→ Your objective: Start with the line that contains "Convert this chart" and end with the line that contains "PolarAngleAxis, PolarRadiusAxis, Legend"; retype those lines and the ones between them exactly, without any pictures.

## Start Data for this task

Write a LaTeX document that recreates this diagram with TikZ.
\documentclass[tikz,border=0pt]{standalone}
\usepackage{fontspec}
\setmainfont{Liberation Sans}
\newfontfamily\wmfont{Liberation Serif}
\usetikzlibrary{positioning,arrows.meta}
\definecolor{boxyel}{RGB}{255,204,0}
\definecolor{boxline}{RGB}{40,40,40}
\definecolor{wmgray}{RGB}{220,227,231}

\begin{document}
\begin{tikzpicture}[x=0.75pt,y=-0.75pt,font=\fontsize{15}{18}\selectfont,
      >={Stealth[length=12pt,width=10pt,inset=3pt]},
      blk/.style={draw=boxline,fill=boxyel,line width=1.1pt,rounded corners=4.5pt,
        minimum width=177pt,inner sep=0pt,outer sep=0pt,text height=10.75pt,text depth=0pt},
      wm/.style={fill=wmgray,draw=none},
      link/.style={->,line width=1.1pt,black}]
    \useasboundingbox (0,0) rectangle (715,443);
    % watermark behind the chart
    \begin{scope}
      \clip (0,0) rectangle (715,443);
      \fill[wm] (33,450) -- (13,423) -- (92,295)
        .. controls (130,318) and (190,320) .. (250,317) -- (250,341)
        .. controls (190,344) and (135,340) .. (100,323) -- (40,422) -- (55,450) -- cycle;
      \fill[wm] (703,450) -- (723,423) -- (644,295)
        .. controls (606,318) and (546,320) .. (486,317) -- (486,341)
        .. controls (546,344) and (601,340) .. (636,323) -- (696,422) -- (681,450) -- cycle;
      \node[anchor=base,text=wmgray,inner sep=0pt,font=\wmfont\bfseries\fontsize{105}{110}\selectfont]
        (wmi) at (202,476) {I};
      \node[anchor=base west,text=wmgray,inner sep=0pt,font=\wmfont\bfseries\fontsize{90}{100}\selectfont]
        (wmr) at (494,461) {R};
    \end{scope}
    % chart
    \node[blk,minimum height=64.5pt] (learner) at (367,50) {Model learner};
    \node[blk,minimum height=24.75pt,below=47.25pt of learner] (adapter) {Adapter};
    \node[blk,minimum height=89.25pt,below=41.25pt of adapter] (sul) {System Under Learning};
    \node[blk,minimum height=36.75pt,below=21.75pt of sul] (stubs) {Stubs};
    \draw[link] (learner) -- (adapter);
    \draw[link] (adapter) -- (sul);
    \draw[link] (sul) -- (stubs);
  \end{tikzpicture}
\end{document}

## End Data for this task
## Start Data for this task

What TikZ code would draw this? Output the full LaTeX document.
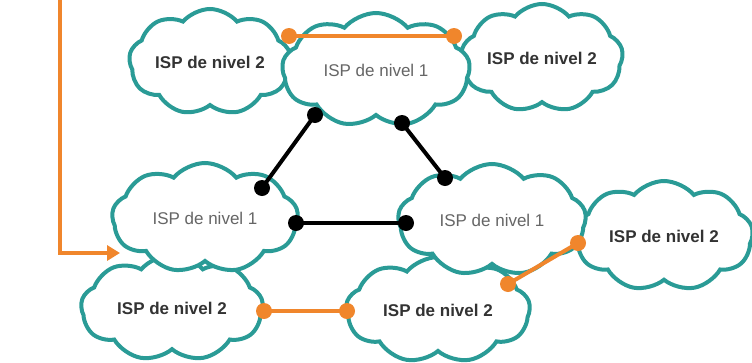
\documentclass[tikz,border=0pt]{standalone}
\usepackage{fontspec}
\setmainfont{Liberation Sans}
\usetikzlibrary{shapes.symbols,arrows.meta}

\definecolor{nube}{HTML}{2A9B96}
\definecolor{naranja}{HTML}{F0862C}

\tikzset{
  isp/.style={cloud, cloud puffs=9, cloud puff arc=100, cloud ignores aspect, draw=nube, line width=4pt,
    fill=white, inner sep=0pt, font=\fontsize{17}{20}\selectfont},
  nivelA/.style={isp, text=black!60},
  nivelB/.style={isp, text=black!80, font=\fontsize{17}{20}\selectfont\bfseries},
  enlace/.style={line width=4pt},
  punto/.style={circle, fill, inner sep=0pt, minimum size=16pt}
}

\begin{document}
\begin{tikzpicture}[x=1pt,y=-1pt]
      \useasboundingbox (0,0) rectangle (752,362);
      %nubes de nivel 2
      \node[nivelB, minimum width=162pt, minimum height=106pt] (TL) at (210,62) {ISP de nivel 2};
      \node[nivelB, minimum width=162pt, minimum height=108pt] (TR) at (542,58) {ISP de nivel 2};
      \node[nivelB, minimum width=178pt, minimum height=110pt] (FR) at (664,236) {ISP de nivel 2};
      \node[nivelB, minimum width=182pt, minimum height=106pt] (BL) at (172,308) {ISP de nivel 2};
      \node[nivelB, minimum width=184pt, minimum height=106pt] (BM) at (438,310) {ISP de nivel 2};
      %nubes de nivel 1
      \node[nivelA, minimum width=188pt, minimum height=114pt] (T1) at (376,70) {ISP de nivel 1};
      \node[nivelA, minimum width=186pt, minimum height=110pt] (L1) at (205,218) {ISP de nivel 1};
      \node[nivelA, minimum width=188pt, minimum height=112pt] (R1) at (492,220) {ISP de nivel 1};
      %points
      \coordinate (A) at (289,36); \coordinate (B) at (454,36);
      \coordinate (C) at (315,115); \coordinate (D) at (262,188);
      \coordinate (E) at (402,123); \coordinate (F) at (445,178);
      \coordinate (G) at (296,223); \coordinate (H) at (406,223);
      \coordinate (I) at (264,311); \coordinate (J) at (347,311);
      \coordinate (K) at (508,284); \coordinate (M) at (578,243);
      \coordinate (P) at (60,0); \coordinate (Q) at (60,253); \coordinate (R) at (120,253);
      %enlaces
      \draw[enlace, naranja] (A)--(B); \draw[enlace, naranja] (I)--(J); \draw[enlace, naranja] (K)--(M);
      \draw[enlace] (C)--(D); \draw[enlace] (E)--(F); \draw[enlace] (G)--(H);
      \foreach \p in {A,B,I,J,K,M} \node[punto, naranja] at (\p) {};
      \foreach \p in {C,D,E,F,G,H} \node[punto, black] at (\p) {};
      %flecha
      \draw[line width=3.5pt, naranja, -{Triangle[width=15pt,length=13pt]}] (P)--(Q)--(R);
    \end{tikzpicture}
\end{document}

## End Data for this task
## Start Data for this task

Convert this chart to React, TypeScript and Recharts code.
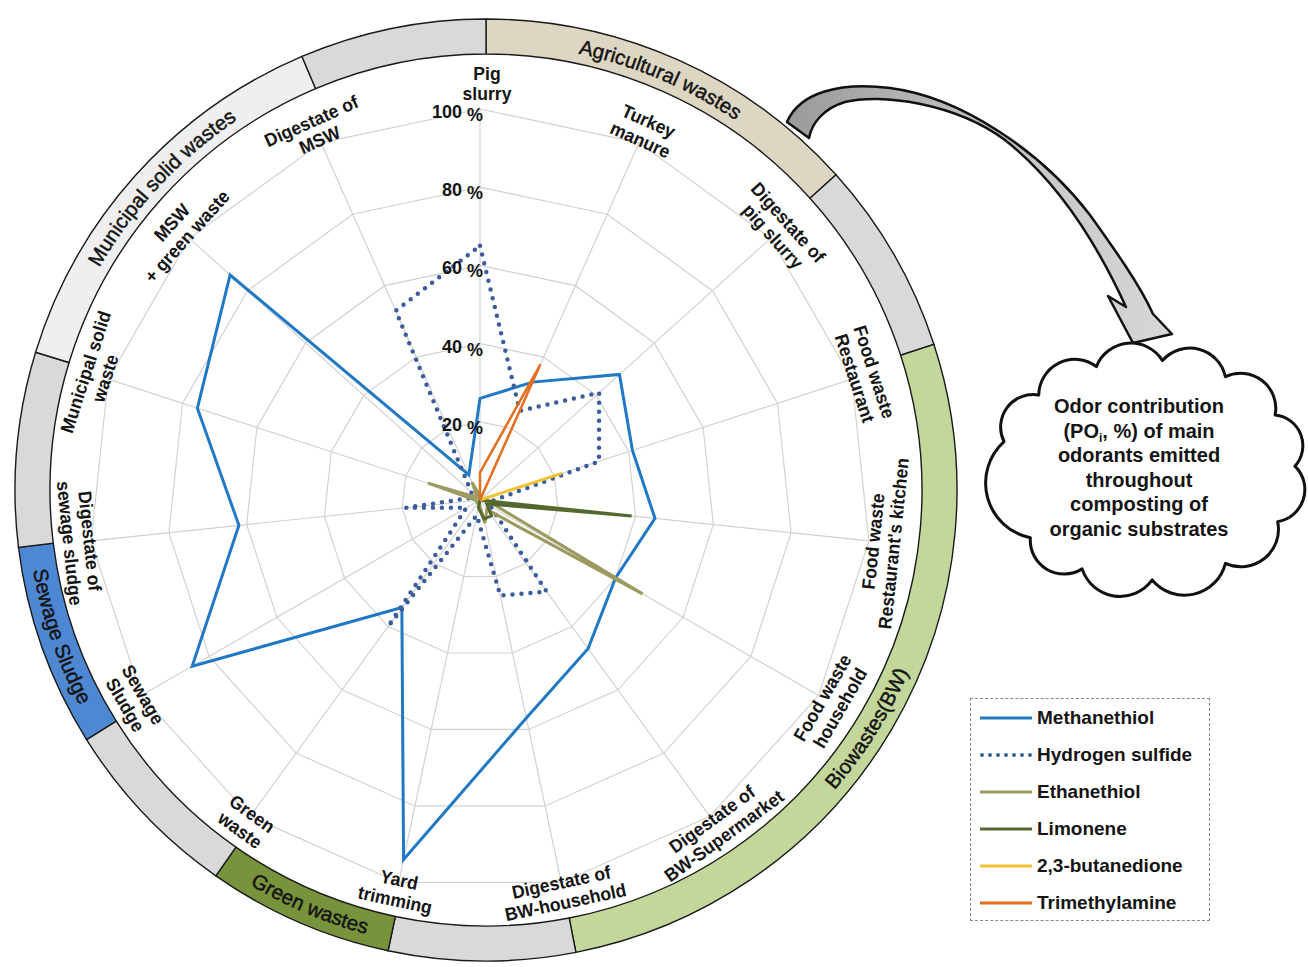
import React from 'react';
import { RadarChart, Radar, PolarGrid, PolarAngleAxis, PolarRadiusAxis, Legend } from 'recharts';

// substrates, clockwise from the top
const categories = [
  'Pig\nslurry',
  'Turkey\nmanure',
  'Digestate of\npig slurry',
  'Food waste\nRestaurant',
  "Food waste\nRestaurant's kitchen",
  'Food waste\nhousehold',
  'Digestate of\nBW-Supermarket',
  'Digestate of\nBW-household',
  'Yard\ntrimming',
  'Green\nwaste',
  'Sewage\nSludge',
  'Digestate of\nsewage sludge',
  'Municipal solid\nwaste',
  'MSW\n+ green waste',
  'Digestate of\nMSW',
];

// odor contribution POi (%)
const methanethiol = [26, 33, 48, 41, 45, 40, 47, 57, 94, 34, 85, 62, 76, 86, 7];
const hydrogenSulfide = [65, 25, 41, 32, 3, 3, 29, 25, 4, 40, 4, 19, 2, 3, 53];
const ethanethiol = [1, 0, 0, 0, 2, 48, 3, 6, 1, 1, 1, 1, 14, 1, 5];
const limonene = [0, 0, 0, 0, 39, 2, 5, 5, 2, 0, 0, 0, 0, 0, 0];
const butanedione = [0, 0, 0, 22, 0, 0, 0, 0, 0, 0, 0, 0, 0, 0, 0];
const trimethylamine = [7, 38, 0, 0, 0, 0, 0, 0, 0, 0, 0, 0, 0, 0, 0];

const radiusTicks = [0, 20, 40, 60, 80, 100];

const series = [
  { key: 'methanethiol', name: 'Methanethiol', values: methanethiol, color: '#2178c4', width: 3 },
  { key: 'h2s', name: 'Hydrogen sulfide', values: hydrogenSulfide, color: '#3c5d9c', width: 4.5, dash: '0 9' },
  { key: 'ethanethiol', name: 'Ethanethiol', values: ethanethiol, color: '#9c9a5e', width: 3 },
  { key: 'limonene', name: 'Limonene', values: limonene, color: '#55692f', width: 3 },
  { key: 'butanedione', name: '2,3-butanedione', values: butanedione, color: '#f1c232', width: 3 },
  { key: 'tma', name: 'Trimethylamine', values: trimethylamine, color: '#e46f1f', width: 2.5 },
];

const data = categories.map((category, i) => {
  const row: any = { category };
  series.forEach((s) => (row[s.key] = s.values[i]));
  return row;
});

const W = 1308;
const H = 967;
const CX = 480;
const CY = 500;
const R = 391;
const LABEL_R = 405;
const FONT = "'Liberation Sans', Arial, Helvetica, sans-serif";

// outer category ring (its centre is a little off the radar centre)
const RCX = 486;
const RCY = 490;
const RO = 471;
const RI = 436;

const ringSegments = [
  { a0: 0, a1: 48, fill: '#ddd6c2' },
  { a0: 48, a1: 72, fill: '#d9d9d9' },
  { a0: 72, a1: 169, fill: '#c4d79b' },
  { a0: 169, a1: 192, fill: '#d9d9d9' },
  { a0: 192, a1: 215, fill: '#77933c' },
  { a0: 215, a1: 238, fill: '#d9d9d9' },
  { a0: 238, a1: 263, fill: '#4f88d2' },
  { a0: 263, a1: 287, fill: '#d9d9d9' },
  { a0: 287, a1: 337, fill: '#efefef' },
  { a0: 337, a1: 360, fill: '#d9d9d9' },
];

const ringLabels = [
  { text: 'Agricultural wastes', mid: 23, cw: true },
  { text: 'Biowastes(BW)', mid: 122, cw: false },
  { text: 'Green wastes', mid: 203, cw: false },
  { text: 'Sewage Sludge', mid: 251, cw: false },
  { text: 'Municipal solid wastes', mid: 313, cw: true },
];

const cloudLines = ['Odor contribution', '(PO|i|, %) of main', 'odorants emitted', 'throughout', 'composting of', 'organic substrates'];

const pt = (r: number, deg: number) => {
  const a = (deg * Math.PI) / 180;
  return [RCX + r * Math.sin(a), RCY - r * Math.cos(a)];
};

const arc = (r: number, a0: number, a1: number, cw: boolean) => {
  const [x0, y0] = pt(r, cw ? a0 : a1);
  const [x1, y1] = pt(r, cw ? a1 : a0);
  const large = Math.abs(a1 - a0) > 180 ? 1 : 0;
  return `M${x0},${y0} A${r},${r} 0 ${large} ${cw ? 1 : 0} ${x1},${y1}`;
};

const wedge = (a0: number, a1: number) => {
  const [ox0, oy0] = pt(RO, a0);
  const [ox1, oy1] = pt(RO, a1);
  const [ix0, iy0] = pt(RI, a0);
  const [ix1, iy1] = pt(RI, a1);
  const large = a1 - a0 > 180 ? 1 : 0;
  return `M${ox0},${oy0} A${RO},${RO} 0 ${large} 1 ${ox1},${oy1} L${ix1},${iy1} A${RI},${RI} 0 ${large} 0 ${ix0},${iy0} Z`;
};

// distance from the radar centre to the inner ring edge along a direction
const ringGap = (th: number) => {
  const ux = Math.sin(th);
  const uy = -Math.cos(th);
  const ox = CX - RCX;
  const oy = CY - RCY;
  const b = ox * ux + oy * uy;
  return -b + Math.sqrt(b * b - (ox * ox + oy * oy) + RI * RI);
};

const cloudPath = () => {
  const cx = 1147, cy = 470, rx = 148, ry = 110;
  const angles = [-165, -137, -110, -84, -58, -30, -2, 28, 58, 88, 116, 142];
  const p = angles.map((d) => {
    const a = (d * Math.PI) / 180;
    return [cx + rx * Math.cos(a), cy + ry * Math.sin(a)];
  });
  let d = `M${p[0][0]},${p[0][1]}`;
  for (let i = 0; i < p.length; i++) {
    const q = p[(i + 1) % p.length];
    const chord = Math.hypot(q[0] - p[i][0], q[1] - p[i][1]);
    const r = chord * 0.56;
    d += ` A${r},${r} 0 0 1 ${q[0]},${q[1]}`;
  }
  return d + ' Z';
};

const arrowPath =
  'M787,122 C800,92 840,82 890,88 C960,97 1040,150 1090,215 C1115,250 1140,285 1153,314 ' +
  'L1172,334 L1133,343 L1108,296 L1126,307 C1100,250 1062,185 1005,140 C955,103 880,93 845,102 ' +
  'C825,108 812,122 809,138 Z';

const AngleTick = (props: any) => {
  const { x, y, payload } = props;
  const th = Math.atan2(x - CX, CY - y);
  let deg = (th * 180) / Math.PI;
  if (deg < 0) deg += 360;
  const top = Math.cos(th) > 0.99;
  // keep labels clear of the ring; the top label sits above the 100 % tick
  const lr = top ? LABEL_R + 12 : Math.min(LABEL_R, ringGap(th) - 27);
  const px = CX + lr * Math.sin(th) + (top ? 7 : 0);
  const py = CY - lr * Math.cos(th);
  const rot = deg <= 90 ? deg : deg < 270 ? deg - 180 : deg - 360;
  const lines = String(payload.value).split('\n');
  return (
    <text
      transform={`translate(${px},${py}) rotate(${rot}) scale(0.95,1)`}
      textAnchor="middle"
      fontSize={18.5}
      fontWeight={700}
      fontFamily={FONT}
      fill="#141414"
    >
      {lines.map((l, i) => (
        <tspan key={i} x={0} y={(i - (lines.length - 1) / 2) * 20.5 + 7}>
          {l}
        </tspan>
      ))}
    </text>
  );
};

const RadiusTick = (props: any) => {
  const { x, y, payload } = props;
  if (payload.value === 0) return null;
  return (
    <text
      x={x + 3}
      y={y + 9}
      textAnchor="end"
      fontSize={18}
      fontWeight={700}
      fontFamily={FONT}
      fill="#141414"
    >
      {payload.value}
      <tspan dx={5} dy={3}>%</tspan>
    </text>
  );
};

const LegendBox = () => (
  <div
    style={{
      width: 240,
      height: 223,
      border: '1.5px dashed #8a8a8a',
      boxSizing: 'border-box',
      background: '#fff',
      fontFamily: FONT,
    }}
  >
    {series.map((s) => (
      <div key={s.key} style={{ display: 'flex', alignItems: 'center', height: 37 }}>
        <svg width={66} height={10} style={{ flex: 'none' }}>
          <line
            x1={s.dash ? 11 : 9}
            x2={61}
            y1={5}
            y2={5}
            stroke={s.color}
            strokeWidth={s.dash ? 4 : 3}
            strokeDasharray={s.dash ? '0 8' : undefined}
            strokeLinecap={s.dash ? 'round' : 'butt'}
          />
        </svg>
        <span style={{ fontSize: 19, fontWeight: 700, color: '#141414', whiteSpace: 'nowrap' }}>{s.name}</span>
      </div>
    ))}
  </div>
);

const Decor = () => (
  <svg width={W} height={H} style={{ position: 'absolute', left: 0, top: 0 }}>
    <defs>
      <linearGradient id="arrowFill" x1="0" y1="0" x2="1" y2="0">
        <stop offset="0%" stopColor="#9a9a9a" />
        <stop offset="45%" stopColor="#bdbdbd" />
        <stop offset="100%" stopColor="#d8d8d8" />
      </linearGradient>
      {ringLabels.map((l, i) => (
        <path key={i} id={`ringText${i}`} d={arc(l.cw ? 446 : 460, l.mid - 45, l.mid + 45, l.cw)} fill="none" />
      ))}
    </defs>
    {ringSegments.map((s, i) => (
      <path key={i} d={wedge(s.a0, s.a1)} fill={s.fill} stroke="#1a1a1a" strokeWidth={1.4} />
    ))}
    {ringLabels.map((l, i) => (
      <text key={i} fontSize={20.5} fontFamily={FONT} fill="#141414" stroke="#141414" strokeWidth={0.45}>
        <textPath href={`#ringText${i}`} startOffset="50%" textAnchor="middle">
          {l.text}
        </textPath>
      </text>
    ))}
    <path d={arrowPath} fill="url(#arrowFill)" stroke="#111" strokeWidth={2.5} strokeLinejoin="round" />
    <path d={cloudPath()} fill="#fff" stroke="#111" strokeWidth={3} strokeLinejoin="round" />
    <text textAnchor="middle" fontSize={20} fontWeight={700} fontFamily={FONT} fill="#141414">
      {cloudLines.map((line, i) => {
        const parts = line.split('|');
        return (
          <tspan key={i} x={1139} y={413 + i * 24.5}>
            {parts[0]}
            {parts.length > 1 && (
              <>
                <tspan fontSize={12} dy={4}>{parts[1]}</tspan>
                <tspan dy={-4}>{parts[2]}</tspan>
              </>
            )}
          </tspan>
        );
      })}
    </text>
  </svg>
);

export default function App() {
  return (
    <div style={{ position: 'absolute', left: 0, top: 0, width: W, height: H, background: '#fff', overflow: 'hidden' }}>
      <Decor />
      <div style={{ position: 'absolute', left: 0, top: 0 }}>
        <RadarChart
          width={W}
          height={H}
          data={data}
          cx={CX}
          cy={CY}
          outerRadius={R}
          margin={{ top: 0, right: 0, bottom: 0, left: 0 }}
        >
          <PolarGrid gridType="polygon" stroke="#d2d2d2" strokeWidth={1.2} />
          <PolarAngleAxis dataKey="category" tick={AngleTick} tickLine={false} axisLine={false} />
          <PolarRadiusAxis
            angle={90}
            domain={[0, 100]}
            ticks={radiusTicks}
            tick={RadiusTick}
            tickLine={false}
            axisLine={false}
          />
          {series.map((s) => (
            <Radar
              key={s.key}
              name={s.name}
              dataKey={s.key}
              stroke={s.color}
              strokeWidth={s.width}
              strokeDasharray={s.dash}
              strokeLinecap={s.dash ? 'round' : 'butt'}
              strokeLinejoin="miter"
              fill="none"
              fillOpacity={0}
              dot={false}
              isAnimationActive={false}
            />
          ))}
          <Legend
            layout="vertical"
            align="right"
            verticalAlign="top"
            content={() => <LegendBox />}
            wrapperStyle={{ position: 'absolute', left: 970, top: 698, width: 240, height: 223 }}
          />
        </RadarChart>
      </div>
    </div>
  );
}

## End Data for this task

→ Response to this task:
Convert this chart to React, TypeScript and Recharts code.
import React from 'react';
import { RadarChart, Radar, PolarGrid, PolarAngleAxis, PolarRadiusAxis, Legend } from 'recharts';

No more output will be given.